Detection of long-term change in waterway health due to flow (#25)

Terry Chan , Ashley Sparrow , Nick Bond , Jennifer Hale , Greg Jenkins , Liz Morris , Suzanne Witteveen

In 2005 Victoria legally designated an environmental water reserve as a start to strategically sharing water between consumptive use and the environment. The accumulation of environmental water and application of environmental flows has occurred in different systems along varying timelines. It is now important to determine whether this sharing of water has had the desired effect in arresting deterioration of waterway ecological health. This paper describes an assessment approach that was developed to account for the potential difficulties, including that: there was no monitoring program specifically designed and implemented for this assessment; existing data collected for other purposes must be used; defining ecological health is complex; each waterway functions uniquely; and, there are numerous non-flow factors affecting ecological health in waterways.

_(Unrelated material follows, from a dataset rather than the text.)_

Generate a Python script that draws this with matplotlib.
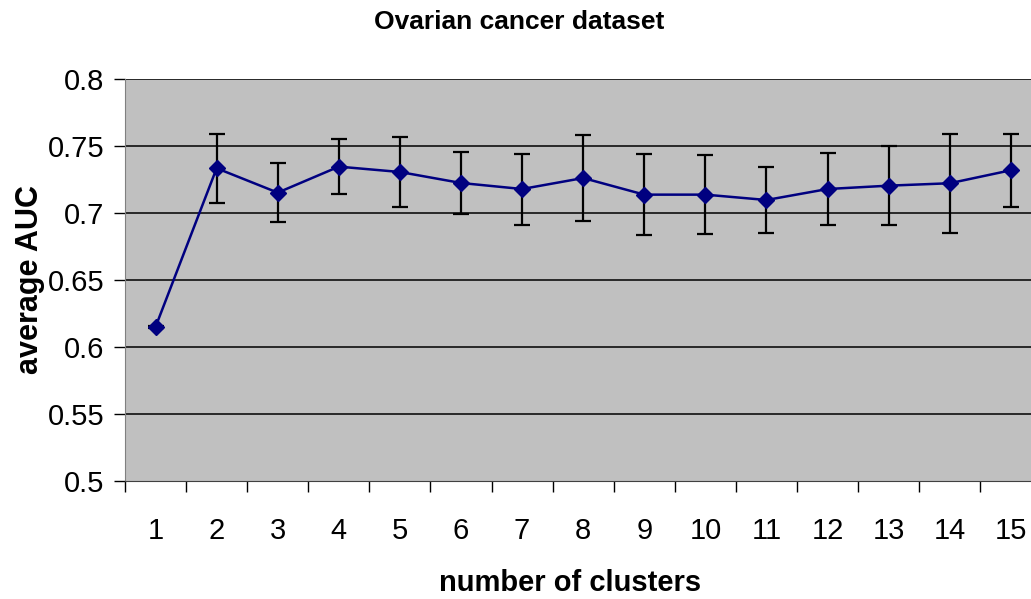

Moreover, environmental water management was introduced relatively recently in most systems such that there may not yet be an impact on ecological health or any change may still be small. A hierarchical before-after regression model is recommended given the limitations of the data available. It is recognised that the issues may confound clear assessment and additional evidence will be needed to explain the quantitative findings. This evidence may come from relevant scientific literature, management documentation such as environmental flows studies or environmental water management plans, or short-term monitoring studies targeted specifically at the stream condition-flow connection, which may provide indicative results for understanding of predicting longer term change. The approach aims to be robust while accounting for the limitations, and is presented to stimulate collaborative discussion and obtain feedback.